This discussion has been locked. The information referenced herein may be inaccurate due to age, software updates, or external references.
You can no longer post new replies to this discussion. If you have a similar question you can start a new discussion in this forum.

Errors in Event Log from servers with > 32 logical CPUs

I have been noticing a lot of EventID 2006 entries in the Application Event Logs of our 40 core Dell R910 servers.  These machines run Windows 2008 R2 Enterprise SP1.

"Unable to read Server Queue performance data from the Server service. The first four bytes (DWORD) of the Data section contains the status code, the second four bytes contains the IOSB.Status and the next four bytes contains the IOSB.Information."

I believe these are coming from the Orion polling engine, as it seems to be a 32-bit process.  This KB article from Microsoft seems to explain what I'm dealing with: 32-bit application cannot query performance "Server Work Queues" counters on Windows Server 2008 R2-based computer that has more than 32 processors

My guess would be that Orion encounters this issue when doing the individual CPU core polling for the machine view in Managed Nodes.  For these systems, SAM only finds data for the first 32 cores.  I thought at first that it was some limitation of the chart type and forgot about it a long time ago, but now I'm not so sure.

Is this a known issue with Orion SAM and many-core machines? 

  • This does appear to be an issue with WMI-based polling and >32 CPUs. Unfortunately I don't have a 40-core box to test with off hand- if you switch to SNMP polling, are we able to to return data for all CPUs?

  • Good idea.  I have another 40-core server that was using SNMP already, but I hadn't thought to check.  Indeed I do see data on all 40 cores for it in Manage Nodes.  Strange though, that server also has all the 2006 entries filling up the App Event Log.  Maybe they're coming from somewhere else after all?  

    Next I will unmanage the node and see if the messages are still logged on that machine.  If they are, then I guess I can't blame SAM.

  • It may be possible that these EventIDs are being generated by Windows Service or Process component monitors in SAM. You may want to try changing the applications assigned to that node to use the 64bit Job Engine and see if the Windows Events no longer continue to appear. Another option might be to change the fetching method for those process and service monitors to use RPC instead of WMI.

    64bit.png

    RPC.png

  • Hey, interesting.  I knew about the 32/64bit polling option a long time ago when writing a bunch of PowerShell components, but forgot all about it.  emoticons_happy.png  I'll give that a shot.

  • Hello,

    Just one note: The node properties like CPU, memory, volumes, interfaces, hardware health information, asset inventory information are polled through 32-bit process. You can switch to use 64-bit process only for SAM applications. We will consider the possibility to use 64-bit process also for node properties (it is tracked internally under FB275825).

    Lukas Belza (SolarWinds development)

  • Thank you for the information.  My test of unmanaging the node did prove that the events were coming from SAM polling.  I also ran the same test with our Nagios server and found that Nagios's check_nt plugin causes the same issue, so it's not like this is uncommon.

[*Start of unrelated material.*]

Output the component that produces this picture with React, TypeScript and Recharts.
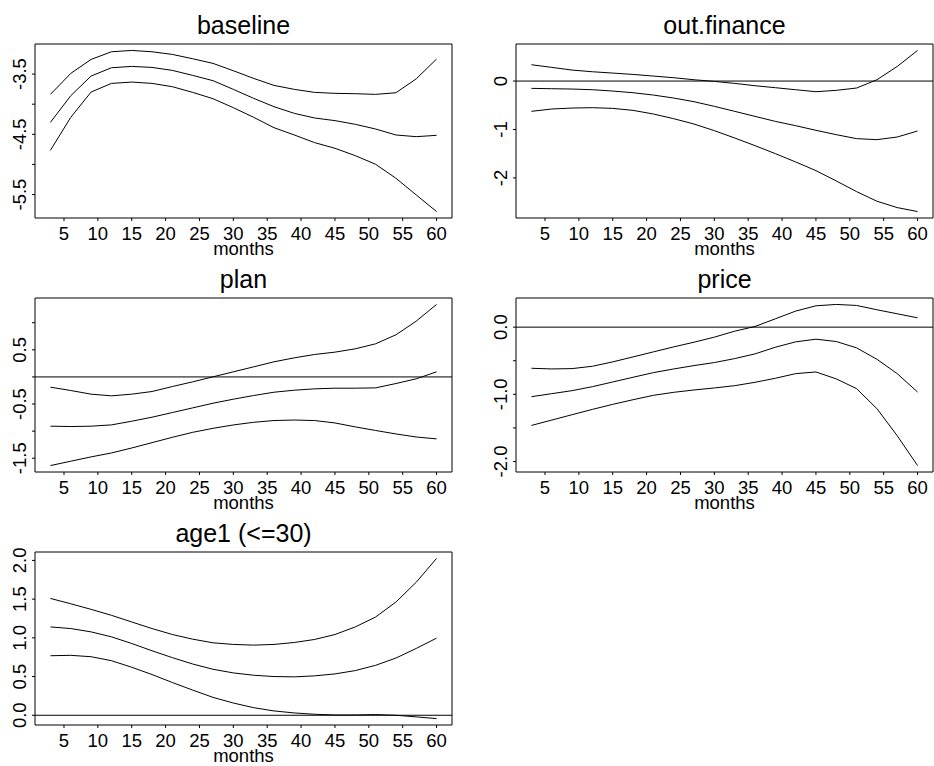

  • I see this post is a year old now but is it still the case that you cannot upgrade the node properties like CPU, memory, volumes, interfaces, hardware health information, asset inventory information to 64-bit?

    I'm having the same problem as the original poster but with just the basic node properties from NPM.  The host that is being polled has 40 logical processors so the 32-bit process is returning the above error every 5 minutes.

    MS released the following patch for the 64-bit processes if you have more then 64 logical processors but I don't see one for 32-bit. http://support.microsoft.com/kb/2733563

  • I am seeing a lot of these as well. Wondering what a fix might be?

  • You may consider changing the node polling method from WMI to SNMP for nodes that exhibit this behavior.

  • The problem is even when you use SNMP it still access WMI after it connects to the node.  So SNMP connects and then uses WMI to grab performance data which generates the error.